### Task to complete:
Reproduce exactly, with no pictures, each line from the opening of the material down through the line containing "fig.text(490, 93, '본인의".

━━━━━━━━━━━━━━━━━━━━━━━━━━━━━━

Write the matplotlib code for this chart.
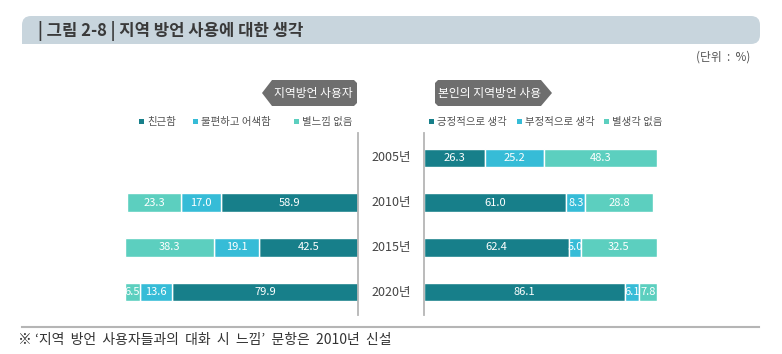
import numpy as np
import matplotlib.pyplot as plt
import matplotlib.transforms as mtransforms
from matplotlib.patches import FancyBboxPatch, Rectangle, Polygon

plt.rcParams['font.family'] = ['Noto Sans CJK KR', 'DejaVu Sans']

# data
years = ['2005년', '2010년', '2015년', '2020년']

# left panel: 지역방언 사용자 (no 2005 item)
friendly = [np.nan, 58.9, 42.5, 79.9]
awkward = [np.nan, 17.0, 19.1, 13.6]
no_feel = [np.nan, 23.3, 38.3, 6.5]
left_names = ['친근함', '불편하고 어색함', '별느낌 없음']

# right panel: 본인의 지역방언 사용
positive = [26.3, 61.0, 62.4, 86.1]
negative = [25.2, 8.3, 5.0, 6.1]
no_thought = [48.3, 28.8, 32.5, 7.8]
right_names = ['긍정적으로 생각', '부정적으로 생각', '별생각 없음']

colors = ['#177f8a', '#36bcd7', '#5ccfbf']

W, H = 782, 354
fig = plt.figure(figsize=(W / 100, H / 100), dpi=100)

# pixel transform (x from left, y from top)
px = mtransforms.Affine2D().scale(1, -1).translate(0, H).scale(0.01) + fig.dpi_scale_trans


def fbox(x0, y0, x1, y1):
    return [x0 / W, 1 - y1 / H, (x1 - x0) / W, (y1 - y0) / H]


# title band
band = FancyBboxPatch((22, 16), 738, 28, boxstyle='round,pad=0,rounding_size=9',
                      transform=px, facecolor='#c8d5dd', edgecolor='none')
fig.add_artist(band)
fig.add_artist(Rectangle((22, 32), 720, 12, transform=px, facecolor='#c8d5dd', edgecolor='none'))
fig.text(38, 31, '| 그림 2-8 | 지역 방언 사용에 대한 생각', transform=px, fontsize=12,
         fontweight='bold', color='#3a3a3a', va='center', ha='left')
fig.text(750, 57, '(단위  :  %)', transform=px, fontsize=8.5, color='#555555', va='center', ha='right')

# tags
fig.add_artist(Polygon([(262, 93), (272, 80), (354, 80), (357, 83), (357, 103), (354, 106), (272, 106)],
                       closed=True, transform=px, facecolor='#6e6e6e', edgecolor='none'))
fig.text(313, 93, '지역방언 사용자', transform=px, fontsize=8.5, color='white', va='center', ha='center')
fig.add_artist(Polygon([(438, 80), (541, 80), (552, 93), (541, 106), (438, 106), (435, 103), (435, 83)],
                       closed=True, transform=px, facecolor='#6e6e6e', edgecolor='none'))
fig.text(490, 93, '본인의 지역방언 사용', transform=px, fontsize=8.5, color='white', va='center', ha='center')

# legends
for xs, names in [([142, 196, 297], left_names), ([432, 520, 607], right_names)]:
    for x, name, c in zip(xs, names, colors):
        fig.add_artist(Rectangle((x - 3, 119), 5, 5, transform=px, facecolor=c, edgecolor='none'))
        fig.text(x + 5, 122, name, transform=px, fontsize=7.5, color='#555555', va='center', ha='left')

ylim = (3.58, -0.626)
bar_h = 0.42
idx = np.arange(len(years))

# left axes
axl = fig.add_axes(fbox(125, 130, 358, 318))
left_series = [friendly, awkward, no_feel]
base = np.zeros(len(years))
for vals, c in zip(left_series, colors):
    v = np.nan_to_num(np.array(vals, dtype=float))
    axl.barh(idx, v, left=base, height=bar_h, color=c, edgecolor='white', linewidth=1)
    for i in idx:
        if v[i] > 0:
            axl.text(base[i] + v[i] / 2, i, f'{v[i]:.1f}', ha='center', va='center',
                     fontsize=8, color='white')
    base += v
axl.set_xlim(100, 0)
axl.set_ylim(*ylim)
axl.axis('off')
axl.axvline(0, ymin=0.016, ymax=0.985, color='#b5b5b5', lw=1.3, clip_on=False)

# right axes
axr = fig.add_axes(fbox(424, 130, 657, 318))
right_series = [positive, negative, no_thought]
base = np.zeros(len(years))
for vals, c in zip(right_series, colors):
    v = np.array(vals, dtype=float)
    axr.barh(idx, v, left=base, height=bar_h, color=c, edgecolor='white', linewidth=1)
    for i in idx:
        axr.text(base[i] + v[i] / 2, i, f'{v[i]:.1f}', ha='center', va='center',
                 fontsize=8, color='white')
    base += v
axr.set_xlim(0, 100)
axr.set_ylim(*ylim)
axr.axis('off')
axr.axvline(0, ymin=0.016, ymax=0.985, color='#b5b5b5', lw=1.3, clip_on=False)

# year labels in the centre
tr = mtransforms.blended_transform_factory(fig.transFigure, axr.transData)
for i, y in enumerate(years):
    axr.text(391 / W, i, y, transform=tr, ha='center', va='center', fontsize=9, color='#444444')

# bottom rule and footnote
fig.add_artist(plt.Line2D([22, 759], [327, 327], transform=px, color='#b5b5b5', lw=1.5))
fig.text(18, 340, "※ ‘지역  방언  사용자들과의  대화  시  느낌’  문항은  2010년  신설", transform=px,
         fontsize=10, color='#333333', va='center', ha='left')

fig.savefig('out.png', dpi=100)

━━━━━━━━━━━━━━━━━━━━━━━━━━━━━━

### Response for this exercise:
Write the matplotlib code for this chart.
import numpy as np
import matplotlib.pyplot as plt
import matplotlib.transforms as mtransforms
from matplotlib.patches import FancyBboxPatch, Rectangle, Polygon

plt.rcParams['font.family'] = ['Noto Sans CJK KR', 'DejaVu Sans']

# data
years = ['2005년', '2010년', '2015년', '2020년']

# left panel: 지역방언 사용자 (no 2005 item)
friendly = [np.nan, 58.9, 42.5, 79.9]
awkward = [np.nan, 17.0, 19.1, 13.6]
no_feel = [np.nan, 23.3, 38.3, 6.5]
left_names = ['친근함', '불편하고 어색함', '별느낌 없음']

# right panel: 본인의 지역방언 사용
positive = [26.3, 61.0, 62.4, 86.1]
negative = [25.2, 8.3, 5.0, 6.1]
no_thought = [48.3, 28.8, 32.5, 7.8]
right_names = ['긍정적으로 생각', '부정적으로 생각', '별생각 없음']

colors = ['#177f8a', '#36bcd7', '#5ccfbf']

W, H = 782, 354
fig = plt.figure(figsize=(W / 100, H / 100), dpi=100)

# pixel transform (x from left, y from top)
px = mtransforms.Affine2D().scale(1, -1).translate(0, H).scale(0.01) + fig.dpi_scale_trans


def fbox(x0, y0, x1, y1):
    return [x0 / W, 1 - y1 / H, (x1 - x0) / W, (y1 - y0) / H]


# title band
band = FancyBboxPatch((22, 16), 738, 28, boxstyle='round,pad=0,rounding_size=9',
                      transform=px, facecolor='#c8d5dd', edgecolor='none')
fig.add_artist(band)
fig.add_artist(Rectangle((22, 32), 720, 12, transform=px, facecolor='#c8d5dd', edgecolor='none'))
fig.text(38, 31, '| 그림 2-8 | 지역 방언 사용에 대한 생각', transform=px, fontsize=12,
         fontweight='bold', color='#3a3a3a', va='center', ha='left')
fig.text(750, 57, '(단위  :  %)', transform=px, fontsize=8.5, color='#555555', va='center', ha='right')

# tags
fig.add_artist(Polygon([(262, 93), (272, 80), (354, 80), (357, 83), (357, 103), (354, 106), (272, 106)],
                       closed=True, transform=px, facecolor='#6e6e6e', edgecolor='none'))
fig.text(313, 93, '지역방언 사용자', transform=px, fontsize=8.5, color='white', va='center', ha='center')
fig.add_artist(Polygon([(438, 80), (541, 80), (552, 93), (541, 106), (438, 106), (435, 103), (435, 83)],
                       closed=True, transform=px, facecolor='#6e6e6e', edgecolor='none'))
fig.text(490, 93, '본인의 지역방언 사용', transform=px, fontsize=8.5, color='white', va='center', ha='center')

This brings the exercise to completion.